7. Employ Search Engine Marketing (SEM)
SEO helps you rank for organic search results, setting you up for long-term success. The problem is that SEO takes time, and sometimes you want faster returns. That’s where search engine marketing (SEM) comes in.
SEM refers to paid search advertising. You don’t have to struggle to appear on the coveted first page of the search results. You only have to pay.
Here’s a summary of how it works: Marketers bid on keywords they want their ads to appear for. When potential customers use those search words, the ad appears at the top of the SERP.
See the example below.
The top results for the above search term are sponsored content.
Paid advertising platforms like Google Ads and Microsoft Advertising drive traffic to your industrial website quickly.
But pay-per-click advertising gets expensive fast. After all, you pay every time someone clicks the ad. You need to make sure SEO best practices and conversion rate optimization tactics are in place. The cost per click is too high to lose a potential customer due to slow page speed or irrelevant content.
Also, you probably want to run an SEO campaign on the side even as you pay for clicks.
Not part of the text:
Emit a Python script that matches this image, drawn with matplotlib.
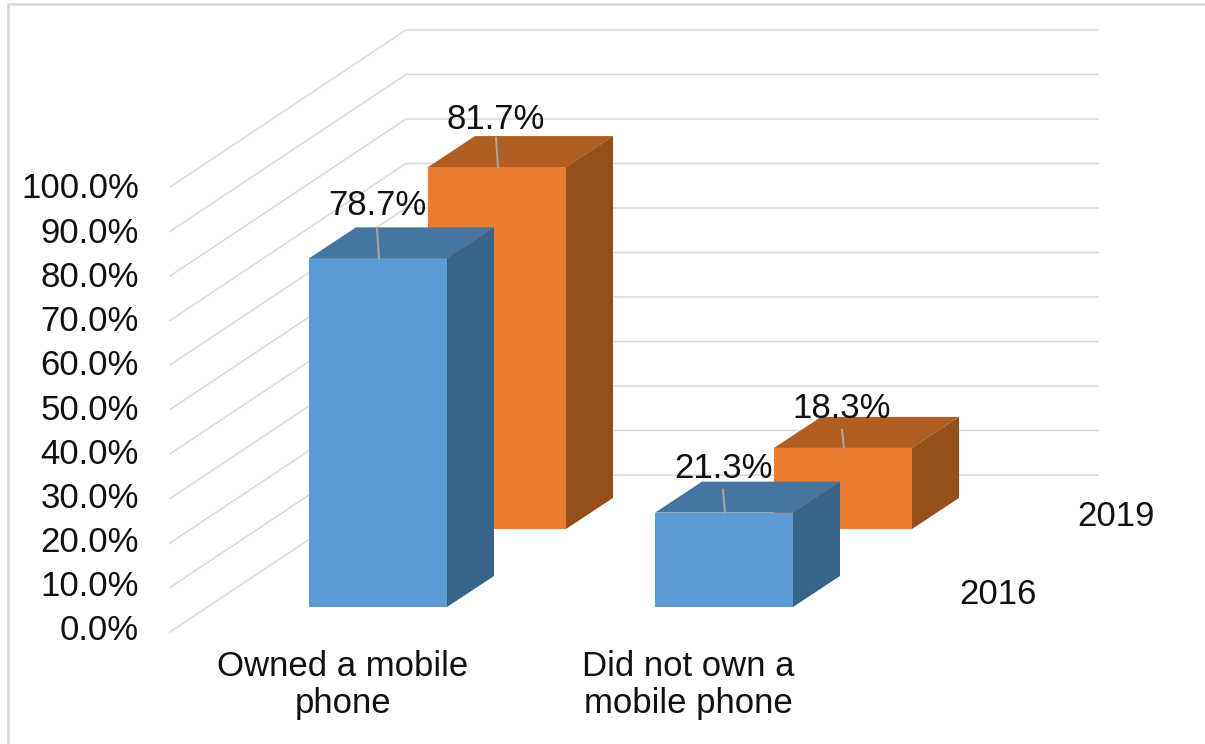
import matplotlib
matplotlib.use('Agg')
import matplotlib.pyplot as plt
from matplotlib.patches import Polygon

plt.rcParams['font.family'] = ['Liberation Sans', 'DejaVu Sans']

categories = ['Owned a mobile\nphone', 'Did not own a\nmobile phone']
years = ['2016', '2019']
values_2016 = [78.7, 21.3]
values_2019 = [81.7, 18.3]
ticks = [0, 10, 20, 30, 40, 50, 60, 70, 80, 90, 100]

# colours: front, top, side
blue = ['#5b9bd5', '#46759f', '#39648a']
orange = ['#ed7d31', '#b15e22', '#954f1b']

# pixel layout of the fake 3d box
px_per_pct = 4.43
bar_w = 138
depth = (47, -31)
base_y = 607
cat_x = [309, 655]
cat_step = (119, -78)
fs = 25

fig = plt.figure(figsize=(12.05, 7.44), dpi=100)
ax = fig.add_axes([0, 0, 1, 1])
ax.set_xlim(0, 1205)
ax.set_ylim(744, 0)
ax.axis('off')

# outer frame
ax.plot([8, 8, 1205], [744, 4, 4], color='#d9d9d9', lw=2)

# side wall and back wall gridlines
for t in ticks:
    y0 = 632 - t * 4.45
    y1 = 475 - t * 4.45
    ax.plot([170, 406, 1098], [y0, y1, y1], color='#d9d9d9', lw=1.1, zorder=1)
    ax.text(139, 631 - t * 4.42, '%.1f%%' % t, ha='right', va='center', fontsize=fs, color='#111111')


def box(x, base, v, cols, z):
    top = base - v * px_per_pct
    dx, dy = depth
    ax.add_patch(Polygon([(x, base), (x + bar_w, base), (x + bar_w, top), (x, top)], fc=cols[0], ec='none', zorder=z))
    ax.add_patch(Polygon([(x, top), (x + bar_w, top), (x + bar_w + dx, top + dy), (x + dx, top + dy)], fc=cols[1], ec='none', zorder=z))
    ax.add_patch(Polygon([(x + bar_w, base), (x + bar_w + dx, base + dy), (x + bar_w + dx, top + dy), (x + bar_w, top)], fc=cols[2], ec='none', zorder=z))
    return top


def label(x, top, v, gap, lift):
    # leader line and value text
    mid = x + bar_w / 2 + 1
    ax.plot([mid, mid - 2], [top, top - gap], color='#a6a6a6', lw=1.5, zorder=6)
    ax.text(mid - 2, top - lift, '%.1f%%' % v, ha='center', va='center', fontsize=fs, color='#111111', zorder=7)


for i in range(2):
    x2 = cat_x[i] + cat_step[0]
    y2 = base_y + cat_step[1]
    top2 = box(x2, y2, values_2019[i], orange, 3)
    top1 = box(cat_x[i], base_y, values_2016[i], blue, 4)
    label(x2, top2, values_2019[i], 29 if i == 0 else 18, 48 if i == 0 else 39)
    label(cat_x[i], top1, values_2016[i], 30 if i == 0 else 23, 53 if i == 0 else 44)
    ax.text(cat_x[i] + 34 if i == 0 else cat_x[i] + 33, 685, categories[i], ha='center', va='center',
            fontsize=fs, color='#111111', linespacing=1.13)

ax.text(998, 594, years[0], ha='center', va='center', fontsize=fs, color='#111111')
ax.text(1116, 516, years[1], ha='center', va='center', fontsize=fs, color='#111111')

fig.savefig('out.png', dpi=100)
This can help reduce your cost per lead down the road.
Conclusion
The manufacturing landscape is evolving. The new generation of B2B decision-makers is taking a digital-first, content-rich approach to buying. Consequently, OEMs must incorporate digital marketing into their marketing strategies.
We shared seven tactics for reaching digital audiences. If you learn two things from this article, let them be content and keywords. Compelling content will educate and convert potential customers, and relevant keywords will place your content in front of the right audience.
In the past, OEMs reached target audiences through trade shows, referrals, and magazine articles. By all means, continue doing this. Digital marketing isn’t supposed to replace traditional tactics. It’s an add-on to reach online audiences.